I began a series of posts dedicated to spaceships. That makes sense here at Musings Of A Sci-Fi Fanatic so why not. One of those focused upon was the Daiku Maryu from anime Gaiking (aka Dino Mech Gaiking) (1976-1977) of which I'm currently painting an iteration of here at home when I have a free moment or two and those are scarce I can tell you.

As a general overview regarding these last two years, I found the Netflix film What Happened To Monday? (2017), starring Noomi Rapace by Norwegian director Tommy Wirkola, to be one of my favorite science fiction films. It was one of the most satisfying stories in two years worth of subpar science fiction.




So what lies ahead for Musings Of A Sci-Fi Fanatic? Honestly this writer has no freaking idea.

Of late I've been travelling back in time, of a sort, and enjoying some Criterion edition Blu-Ray films over the last year and exploring some of the classics. As many here know, despite my love of quality science fiction, I'm not a huge fan of mainstream action films or effects heavy superhero films. They just don't interest me including Star Wars. Though, truth be told, I broke down to attend with my son, both of us skeptical mind you, and we found Star Wars: The Last Jedi, to be a marked improvement over The Force Awakens and enjoyed it considerably. He found it to be easily the best of the last three pictures including Rogue One.



But I've been having a love affair with these Criterion releases. To prove that point out some of the films I've enjoyed of late include: Ingmar Bergman's The Seventh Seal (1957), Sam Peckinpah's Straw Dogs (1971), Andrew Haigh's 45 Years (2015), Guillermo del Toro's The Devil's Backbone (2001), David Fincher's The Game, Ang Lee's The Ice Storm (1997), Wim Wenders' Paris, Texas (1984), Peter Weir's Picnic At Hanging Rock (1975), Roman Polanski's Tess (1979), Terry Gilliam's Time Bandits (1981), Martin Rosen's Watership Down (1978) and Erik Skjoldbjaerg's Insomnia (1997).



The Criterion film thus far that I'd rank as my absolute favorite would be Jan Troell's The Emigrants (1971) and The New Land (1972). These are striking and beautiful films. It's a journey worth your time. The two films clock in at a whopping, epic 393 minutes. It's easy to see the influence of these two films on a beloved series like Little House On The Prairie (1974). There are literally scenes within these two films that struck me as mirrors to scenes regarding the plight of the Ingalls family despite the adaptation of that series based on the books (1935) of Laura Ingalls Wilder.

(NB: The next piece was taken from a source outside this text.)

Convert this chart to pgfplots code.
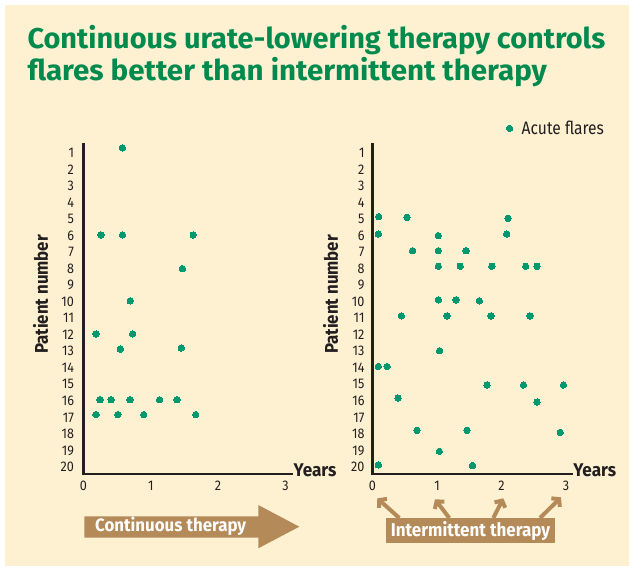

The Emigrants and The New Land are astonishing films with long establishing shots, intimate close-ups, often little dialogue but powerful in terms of emotional resonance. The Emigrants, a foreign film, was nominated for best film in 1972 but was ultimately taken out by The Godfather.



The Criterion films that I found less than mesmerizing, even a bit labored or slow in some fashion for my taste, would be Hal Ashby's Being There (1979), Lars Von Trier's Breaking The Waves (1996), Karel Reisz's The French Lieutenant's Woman (1981), Steve McQueen's Hunger (2008), Byron Haskin's Robinson Crusoe On Mars (1964) and Jean-Pierre Dardenne and Luc Dardenne's Two Days, One Night (2014). Many more to go folks.

As for revisiting science fiction here at the site whether it be those vintage era, nostalgic glory days or something more contemporary of high quality this writer hopes to spend some time offering something of quality to you here on your visits.



What I will do and what I'd like to do are clearly two very different, competing objectives.

There will definitely be more of The Expanse. I adore that series and the books from which it is sourced. The latter have delivered exciting, expansive reading. I'm itching for more Battle Of The Planets, Stargate Universe, and Space:1999 to be covered here.

In anime I would love to finish Knights Of Sidonia, Attack On Titan (2013-present) and explore Mazinger Z: The Impact and Space Battleship Yamato 2199 (aka Star Blazers 2199). I also intend to watch the two live action Attack On Titan (2015) films as well as the Japanese release of that new Shin Godzilla film (2017). I am eagerly anticipating the Mazinger Z: Infinity film in 2018.



Currently I've been watching Robotech (or Macross) (1985), a series best enjoyed through a young person's rose-colored glasses, but still ever so influential with significant attention paid to character for an animated series of this vintage.

On the strictly science fiction front as entertainment, this writer, or more fittingly, this viewer is eager to see The Expanse Season Four and Colony Season Three to air in 2018 on television as well as new Netflix series Altered Carbon. In theatres in 2018 the most anticipated science fiction films for me would be Alex Garland's Annihilation, Mortal Engines with minor interests in Pacific Rim: Uprising, The Predator and Alita: Battle Angel.



So we'll certainly see how things go people. But wherever you are out there, all the best to you and much health in 2018. 

2 comments:

Spacer Guy said...

Luke Sky walker uses his power as the last Jedi to appear as a ghost to foil Kylo Ren whose Hell Fire and Fury fails was a neat trick. Yet there Luke was... still alive... through the flames he walked... Great wasn't it.

The last Jedi was fun to follow and very moving seeing Carrie Fisher in her last acting role as our beloved princess Leia but slicing Supreme Leader Snoke in two was truly Game over for that dude. Great list Sci-Fi Fanatic

SFF said...

It was fun seeing the film. That was a great moment. I agree! Thank you.